**Record excerpts:**

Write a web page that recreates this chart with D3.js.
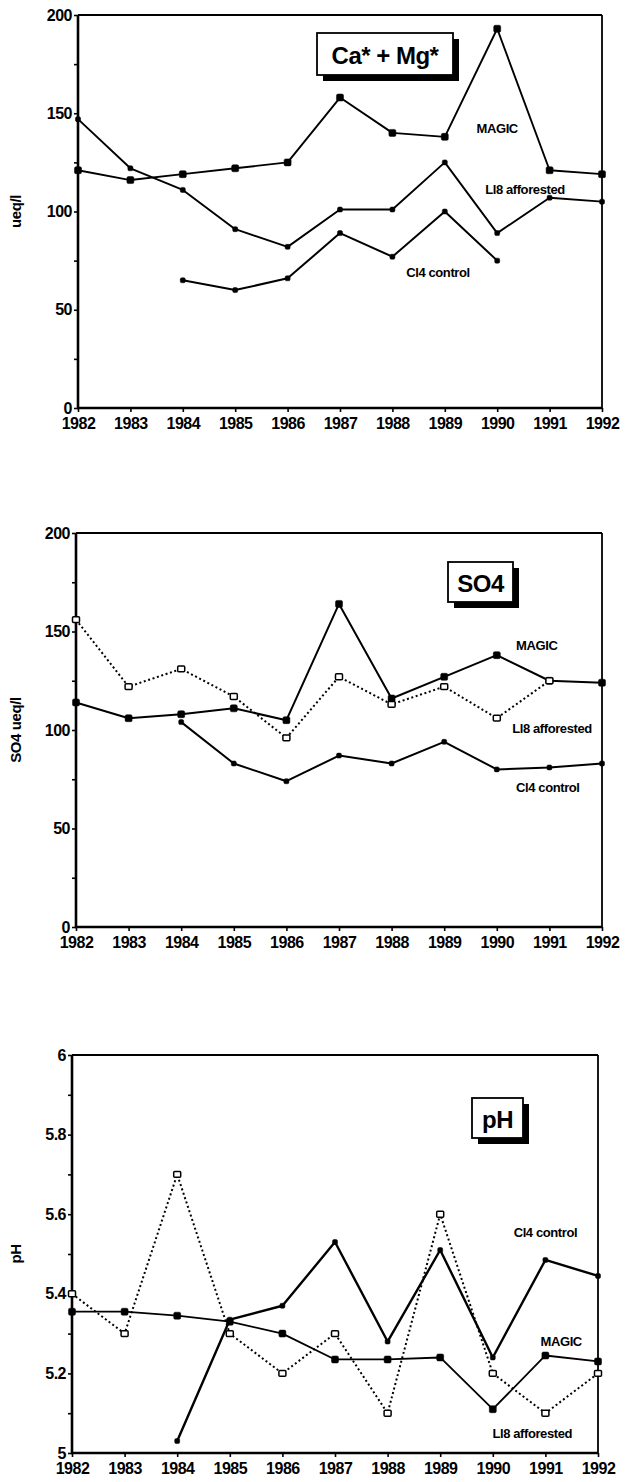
<!DOCTYPE html>
<html>
<head>
<meta charset="utf-8">
<script src="https://cdn.jsdelivr.net/npm/d3@7"></script>
<style>
  body { margin: 0; background: #fff; }
  svg { display: block; font-family: "Liberation Sans", Arial, sans-serif; }
  .tick text { font-weight: bold; font-size: 16px; letter-spacing: -0.5px; fill: #000; }
  .lbl { font-weight: bold; font-size: 13px; letter-spacing: -0.4px; }
</style>
</head>
<body>
<svg id="chart" width="625" height="1482"></svg>
<script>
// years on the x axis
var years = [1982, 1983, 1984, 1985, 1986, 1987, 1988, 1989, 1990, 1991, 1992]

// Ca* + Mg* (ueq/l)
var caMagic = [121, 116, 119, 122, 125, 158, 140, 138, 193, 121, 119]
var caLl8   = [147, 122, 111, 91, 82, 101, 101, 125, 89, 107, 105]
var caCl4   = [null, null, 65, 60, 66, 89, 77, 100, 75, null, null]

// SO4 (ueq/l)
var soMagic = [114, 106, 108, 111, 105, 164, 116, 127, 138, 125, 124]
var soLl8   = [156, 122, 131, 117, 96, 127, 113, 122, 106, 125, null]
var soCl4   = [null, null, 104, 83, 74, 87, 83, 94, 80, 81, 83]

// pH
var phMagic = [5.355, 5.355, 5.345, 5.33, 5.30, 5.235, 5.235, 5.24, 5.11, 5.245, 5.23]
var phLl8   = [5.40, 5.30, 5.70, 5.30, 5.20, 5.30, 5.10, 5.60, 5.20, 5.10, 5.20]
var phCl4   = [null, null, 5.03, 5.335, 5.37, 5.53, 5.28, 5.51, 5.24, 5.485, 5.445]

var concTicks = [0, 25, 50, 75, 100, 125, 150, 175, 200]
var concLabels = [0, 50, 100, 150, 200]
var phTicks = [5, 5.1, 5.2, 5.3, 5.4, 5.5, 5.6, 5.7, 5.8, 5.9, 6]
var phLabels = [5, 5.2, 5.4, 5.6, 5.8, 6]

var svg = d3.select("#chart")

var panels = [
  { left: 78, right: 602, top: 15, bottom: 408, domain: [0, 200],
    ticks: concTicks, labels: concLabels, ylabel: "ueq/l",
    title: "Ca* + Mg*", box: [239, 18, 136, 42],
    series: [
      { name: "MAGIC", values: caMagic, dash: null, mark: "fill", size: 7, width: 1.9, at: [1990, 142] },
      { name: "Ll8 afforested", values: caLl8, dash: null, mark: "fill", size: 5, width: 1.9, at: [1990.53, 111] },
      { name: "Cl4 control", values: caCl4, dash: null, mark: "fill", size: 5, width: 2, at: [1988.87, 69] }
    ] },
  { left: 76, right: 602, top: 533, bottom: 927, domain: [0, 200],
    ticks: concTicks, labels: concLabels, ylabel: "SO4 ueq/l",
    title: "SO4", box: [372, 29, 65, 40],
    series: [
      { name: "MAGIC", values: soMagic, dash: null, mark: "fill", size: 7, width: 2, at: [1990.76, 143] },
      { name: "Ll8 afforested", values: soLl8, dash: "2,2.6", mark: "open", size: 7, width: 2, at: [1991.05, 101] },
      { name: "Cl4 control", values: soCl4, dash: null, mark: "fill", size: 5, width: 2, at: [1990.97, 71] }
    ] },
  { left: 72, right: 598, top: 1055, bottom: 1453, domain: [5, 6],
    ticks: phTicks, labels: phLabels, ylabel: "pH",
    title: "pH", box: [400, 43, 51, 40],
    series: [
      { name: "MAGIC", values: phMagic, dash: null, mark: "fill", size: 7, width: 1.8, at: [1991.3, 5.279] },
      { name: "Ll8 afforested", values: phLl8, dash: "2,2.6", mark: "open", size: 7, width: 2, at: [1990.75, 5.05] },
      { name: "Cl4 control", values: phCl4, dash: null, mark: "fill", size: 5, width: 2.4, at: [1991, 5.553] }
    ] }
]

panels.forEach(function(p){
  var x = d3.scaleLinear().domain([1982, 1992]).range([p.left, p.right])
  var y = d3.scaleLinear().domain(p.domain).range([p.bottom, p.top])
  var g = svg.append("g")

  // frame: top and right thinner
  g.append("line").attr("x1", p.left).attr("x2", p.right).attr("y1", p.top).attr("y2", p.top)
    .attr("stroke", "#000").attr("stroke-width", 1.8)
  g.append("line").attr("x1", p.right).attr("x2", p.right).attr("y1", p.top).attr("y2", p.bottom)
    .attr("stroke", "#000").attr("stroke-width", 1.8)

  var yAxis = d3.axisLeft(y).tickValues(p.ticks).tickSize(4).tickPadding(2)
    .tickFormat(function(d){ return p.labels.some(function(l){ return Math.abs(l - d) < 1e-6 }) ? d3.format("~g")(d) : "" })
  var xAxis = d3.axisBottom(x).tickValues(years).tickSize(4).tickPadding(6).tickFormat(d3.format("d"))

  var ya = g.append("g").attr("transform", "translate(" + p.left + ",0)").call(yAxis)
  var xa = g.append("g").attr("transform", "translate(0," + p.bottom + ")").call(xAxis)
  ya.select(".domain").attr("stroke-width", 2.6).attr("d", "M0," + p.top + "V" + (p.bottom + 1))
  xa.select(".domain").attr("stroke-width", 2.6).attr("d", "M" + (p.left - 1) + ",0H" + p.right)
  ya.selectAll(".tick line").attr("stroke-width", 1.6)
  xa.selectAll(".tick line").attr("stroke-width", 1.6)
  ya.selectAll(".domain, .tick line").attr("stroke", "#000")
  xa.selectAll(".domain, .tick line").attr("stroke", "#000")
  ya.attr("font-family", null).attr("font-size", null)
  xa.attr("font-family", null).attr("font-size", null)

  // y axis title
  g.append("text")
    .attr("transform", "translate(15," + ((p.top + p.bottom) / 2) + ") rotate(-90)")
    .attr("text-anchor", "middle").attr("dominant-baseline", "central")
    .attr("font-weight", "bold").attr("font-size", 15).attr("letter-spacing", -0.4)
    .text(p.ylabel)

  // series
  p.series.forEach(function(s){
    var pts = years.map(function(yr, i){ return { x: yr, v: s.values[i] } })
    var line = d3.line().defined(function(d){ return d.v != null })
      .x(function(d){ return x(d.x) }).y(function(d){ return y(d.v) })
    g.append("path").attr("d", line(pts)).attr("fill", "none").attr("stroke", "#000")
      .attr("stroke-width", s.width).attr("stroke-dasharray", s.dash)
      .attr("stroke-linejoin", "round")
    var ok = pts.filter(function(d){ return d.v != null })
    g.selectAll(null).data(ok).enter().append("rect")
      .attr("x", function(d){ return x(d.x) - s.size / 2 })
      .attr("y", function(d){ return y(d.v) - (s.mark == "open" ? s.size * 0.42 : s.size / 2) })
      .attr("width", s.size)
      .attr("height", s.mark == "open" ? s.size * 0.84 : s.size)
      .attr("rx", s.mark == "open" ? 1 : 1.5)
      .attr("fill", s.mark == "open" ? "#fff" : "#000")
      .attr("stroke", "#000").attr("stroke-width", s.mark == "open" ? 1.5 : 0.5)
    g.append("text").attr("class", "lbl")
      .attr("x", x(s.at[0])).attr("y", y(s.at[1]))
      .attr("text-anchor", "middle").attr("dominant-baseline", "central")
      .text(s.name)
  })

  // title box with drop shadow
  var bx = p.left + p.box[0], by = p.top + p.box[1], bw = p.box[2], bh = p.box[3]
  g.append("rect").attr("x", bx + 6).attr("y", by + 6).attr("width", bw).attr("height", bh).attr("fill", "#000")
  g.append("rect").attr("x", bx).attr("y", by).attr("width", bw).attr("height", bh)
    .attr("fill", "#fff").attr("stroke", "#000").attr("stroke-width", 1.8)
  g.append("text").attr("x", bx + bw / 2).attr("y", by + bh / 2 + 1)
    .attr("text-anchor", "middle").attr("dominant-baseline", "central")
    .attr("font-weight", "bold").attr("font-size", 24).attr("letter-spacing", -0.5)
    .text(p.title)
})
</script>
</body>
</html>
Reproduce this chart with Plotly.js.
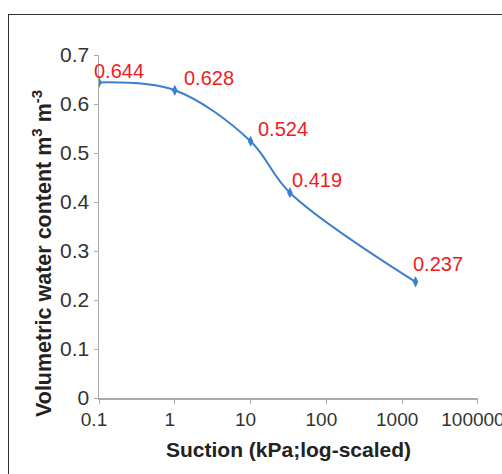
<!DOCTYPE html>
<html><head><meta charset="utf-8">
<script src="https://cdn.plot.ly/plotly-3.0.1.min.js"></script>
<style>html,body{margin:0;padding:0;background:#fff;overflow:hidden;width:502px;height:474px;}#wrap{position:relative;width:502px;height:474px;overflow:hidden;}#chart{width:502px;height:474px;}#frame{position:absolute;left:8px;top:14px;width:560px;height:520px;border-left:1.5px solid #333;border-top:1.5px solid #333;pointer-events:none;box-sizing:border-box;}</style>
</head><body><div id="wrap"><div id="chart"></div><div id="frame"></div></div>
<script>
const suction = [0.1, 1, 10, 33, 1500];
const waterContent = [0.644, 0.628, 0.524, 0.419, 0.237];
const xTickVals = [0.1, 1, 10, 100, 1000, 10000];
const xTickText = ['0.1', '1', '10', '100', '1000', '100000'];
const yTickVals = [0, 0.1, 0.2, 0.3, 0.4, 0.5, 0.6, 0.7];
const yTickText = ['0', '0.1', '0.2', '0.3', '0.4', '0.5', '0.6', '0.7'];
const xTitle = '<b>Suction (kPa;log-scaled)</b>';
const yTitle = '<b>Volumetric water content m<sup>3</sup> m<sup>-3</sup></b>';

// label offsets in pixels (style only)
const labelDx = [-7, 7, 5, 0, -5];
const labelDy = [-2, -1, -1, 0, 5];

const trace = {
  x: suction, y: waterContent, type: 'scatter', mode: 'lines+markers',
  line: {color: '#3c7ecf', width: 2, shape: 'spline', smoothing: 1},
  marker: {symbol: 'diamond-tall', size: 8, color: '#3c7ecf'},
  hoverinfo: 'skip'
};

const annotations = suction.map((s, i) => ({
  x: Math.log10(s), y: waterContent[i], xref: 'x', yref: 'y',
  text: waterContent[i].toFixed(3), showarrow: false,
  xanchor: 'left', yanchor: 'bottom', xshift: labelDx[i], yshift: labelDy[i],
  font: {family: 'Liberation Sans, Arial, sans-serif', size: 20, color: '#ef1b22'}
}));
annotations.push({
  x: (42 - 99) / 379, y: (398 - 254) / 343, xref: 'paper', yref: 'paper',
  text: yTitle, textangle: -90, showarrow: false, xanchor: 'center', yanchor: 'middle',
  font: {family: 'Liberation Sans, Arial, sans-serif', size: 21.5, color: '#222'}
});

const layout = {
  width: 502, height: 474,
  margin: {l: 99, r: 24, t: 55, b: 76},
  paper_bgcolor: '#fff', plot_bgcolor: '#fff',
  showlegend: false,
  font: {family: 'Liberation Sans, Arial, sans-serif', size: 20, color: '#333'},
  xaxis: {
    type: 'log', range: [-1, 4.0005], tickvals: xTickVals, ticktext: xTickText,
    showgrid: false, zeroline: false, showline: true, linecolor: '#aaa', linewidth: 1.5,
    ticks: 'outside', ticklen: 4, tickcolor: '#aaa', ticklabelshift: -5,
    ticklabeloverflow: 'allow',
    tickfont: {size: 19, color: '#333'},
    title: {text: xTitle, font: {size: 21, color: '#222'}, standoff: 13}
  },
  yaxis: {
    range: [0, 0.7], tickvals: yTickVals, ticktext: yTickText,
    showgrid: false, zeroline: false, showline: true, linecolor: '#aaa', linewidth: 1.5,
    ticks: 'outside', ticklen: 4, tickcolor: '#aaa', tickfont: {size: 21, color: '#333'}
  },
  annotations: annotations
};

Plotly.newPlot('chart', [trace], layout, {staticPlot: true, displayModeBar: false});
</script></body></html>
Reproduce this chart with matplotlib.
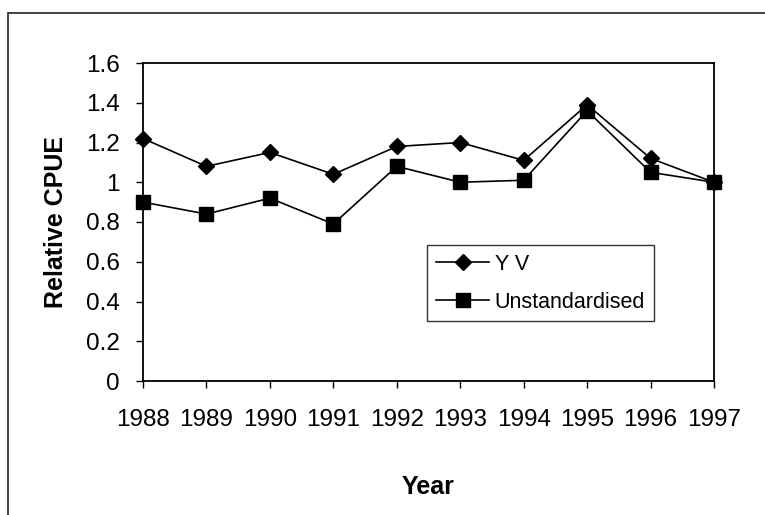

**Short exercise:**
Both the first line of the records above and the line containing "1990, 1991, 1992]" belong in the copy; please return them and every line between, exactly, minus the pictures.

**Problem solution:**
Write a web page that recreates this chart with D3.js.
<!DOCTYPE html>
<html>
<head>
<meta charset="utf-8">
<script src="https://cdn.jsdelivr.net/npm/d3@7"></script>
<style>
  body { margin: 0; background: #fff; }
  svg { display: block; font-family: "Liberation Sans", Arial, sans-serif; }
  .tick text { font-weight: bold; font-size: 16px; letter-spacing: -0.5px; fill: #000; }
  .lbl { font-weight: bold; font-size: 13px; letter-spacing: -0.4px; }
</style>
</head>
<body>
<svg id="chart" width="625" height="1482"></svg>
<script>
// years on the x axis
var years = [1982, 1983, 1984, 1985, 1986, 1987, 1988, 1989, 1990, 1991, 1992]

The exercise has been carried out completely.